ONDC - Democratizing Digital Commerce, For Whom and How?
Do you prefer Amazon or Flipkart? Bigbasket or Blinkit? In a few years you might not have to worry about this choice at all - if the government has its way with the Open Network for Digital Commerce (ONDC), online shopping, specifically the ecommerce marketplace part of it, could become like the next UPI.
What does that mean? For example, with UPI, if the vendor you are paying is registered with PhonePe, but you only have an account with Paytm, you can still send them money without having to install or create a separate account with PhonePe. Similarly, it could be hypothesised that, once a vendor is on one ecommerce website registered with ONDC, users from other ecommerce websites would be able to discover and buy their products too.

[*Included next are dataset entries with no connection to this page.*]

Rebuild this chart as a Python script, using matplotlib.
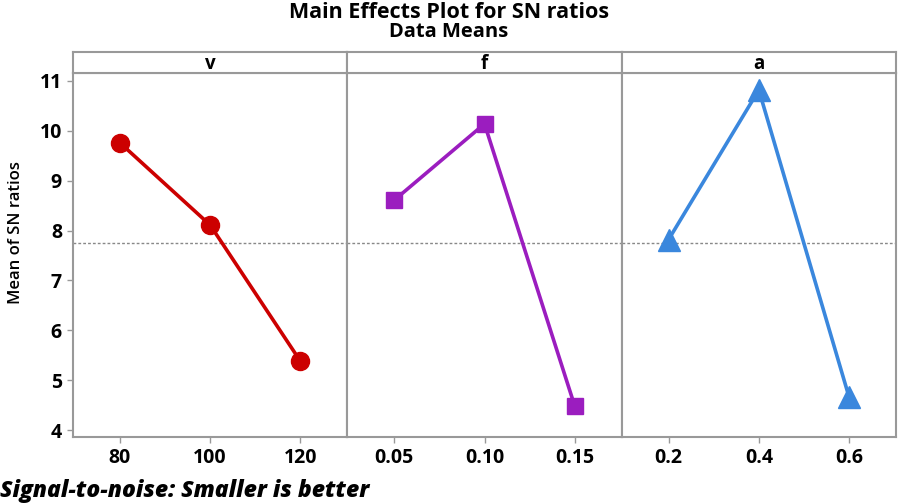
import numpy as np
import matplotlib.pyplot as plt

plt.rcParams['font.family'] = ['Open Sans', 'DejaVu Sans']

factors = ["v", "f", "a"]
levels = [["80", "100", "120"], ["0.05", "0.10", "0.15"], ["0.2", "0.4", "0.6"]]
sn_v = [9.76, 8.11, 5.38]
sn_f = [8.61, 10.14, 4.48]
sn_a = [7.82, 10.82, 4.66]
means = [sn_v, sn_f, sn_a]
colors = ["#CC0000", "#9B1DBF", "#3A87DD"]
markers = ["o", "s", "^"]
msizes = [13, 11, 16]
grand_mean = np.mean(sn_v + sn_f + sn_a)

fig = plt.figure(figsize=(8.98, 5.03), dpi=100)
left, right, bottom, top, strip_top = 73/898, 896/898, 1-437/503, 1-73/503, 1-52/503
w = (right - left) / 3
edge = "#999999"

for i in range(3):
    ax = fig.add_axes([left + i*w, bottom, w, top - bottom])
    x = np.arange(1, 4)
    ax.plot(x, means[i], color=colors[i], lw=2.6, marker=markers[i], ms=msizes[i], zorder=3)
    ax.axhline(grand_mean, color="#888888", ls=(0, (2, 1.5)), lw=1, zorder=1)
    ax.set_xlim(0.48, 3.52)
    ax.set_ylim(3.86, 11.16)
    ax.set_xticks(x)
    ax.set_xticklabels(levels[i], fontsize=14, fontweight="bold")
    ax.set_yticks(range(4, 12))
    if i == 0:
        ax.set_yticklabels([str(t) for t in range(4, 12)], fontsize=14, fontweight="bold")
    else:
        ax.tick_params(axis="y", left=False, labelleft=False)
    ax.tick_params(colors=edge, labelcolor="black", length=4, width=1, pad=4)
    for s in ax.spines.values():
        s.set_color(edge)
        s.set_linewidth(1.5)

    sax = fig.add_axes([left + i*w, top, w, strip_top - top])
    sax.set_xticks([])
    sax.set_yticks([])
    for s in sax.spines.values():
        s.set_color(edge)
        s.set_linewidth(1.5)
    sax.text(0.5, 0.45, factors[i], ha="center", va="center", fontsize=13.5,
             fontweight="bold", transform=sax.transAxes)

fig.text(0.5, 1-12/503, "Main Effects Plot for SN ratios", ha="center", va="center",
         fontsize=15.5, fontweight="bold")
fig.text(0.5, 1-32/503, "Data Means", ha="center", va="center", fontsize=14.5, fontweight="bold")
fig.text(16/898, 1-232/503, "Mean of SN ratios", ha="center", va="center", rotation=90,
         fontsize=12, fontweight="semibold")
fig.text(0.0, 1-491/503, "Signal-to-noise: Smaller is better", ha="left", va="center",
         fontsize=16.5, fontweight="heavy", style="italic")

fig.savefig("out.png", dpi=100)
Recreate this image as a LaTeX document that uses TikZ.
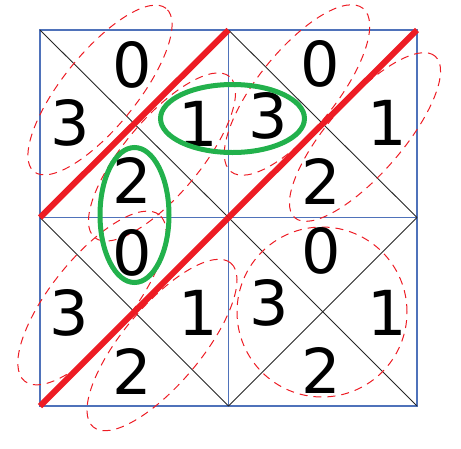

Does this mean ecommerce marketplaces would lose their relevance and competitive advantage? Well, we don’t really know for sure. Read on below for a deep-dive into the topic and Krish Sanghvi’s take on it.
What is ONDC?
The Open Network for Digital Commerce (ONDC) is an attempt by the government of India to help small businesses and MSMEs compete with the likes of Flipkart and Amazon, who it argues have an over dominant role in the market. ONDC seeks to expand the reach of shops by giving them an online channel to distribute their products, thus enabling them to expand their total addressable market (TAM) beyond the 1 km radius that they can physically serve. The government's vision entails to eventually bring all small and medium-sized businesses online on a public platform as it seeks to break the dominance of Amazon and Flipkart. In India the government has consistently regulated in the direction of making ecommerce websites marketplaces by outlawing them from adopting a inventory-based model or having a stake greater than 25% in the sellers on its platform.
ONDC aims to be the UPI moment for digitisation on the country's economy as it sets the foundational infrastructure on which digital commerce may then be fit. Multiple companies such as Dunzo, Infibeam amongst others are already developing and testing their ONDC integrations. While the beta pilot is already operational in Bangalore, it is likely to be expanded to cover additional fields such as fashion and merchandising in the near future.
How does it work and who is it likely to benefit from it
The ‘infrastructure’ of ONDC would lie in the middle of buyer and seller-side interfaces made by companies such as Paytm and GoFrugal. A customer can search for a product on any buyer-side app and ONDC would connect it on the seller side to all sellers offering the product. The promise is to make small sellers more visible on the internet, and give customers more choice over whom to buy the product from. The customer can also choose from a range of delivery partners, thus de-linking the seller from the delivery partner. This seeks to reduce barriers to entry that the integrated solutions of established marketplaces pose to the entrance of new competitors in the market. Besides increasing options to customers it can also help improve delivery times and liberate sellers from the dictates of ecommerce platforms who allegedly (mis)use seller data to further their own products.
Opinion
While the idea of ONDC is potentially revolutionary and holds great promise, it is also in its novelty where the uncertainty of this experiment lies. Many questions such as “How does the government ensure neutrality of the platform?'“ ‘How do you finance the maintenance and upgrade of the system?” “What would be the implications of a centralized ecommerce platform (which ONDC is not) on user privacy in the context of a surveillance state?” remain unanswered. It is perhaps the hardest to imagine because of the lack of a direct international parallel to it; however UPI was also one before it and there is good reason to believe in the promise of ONDC.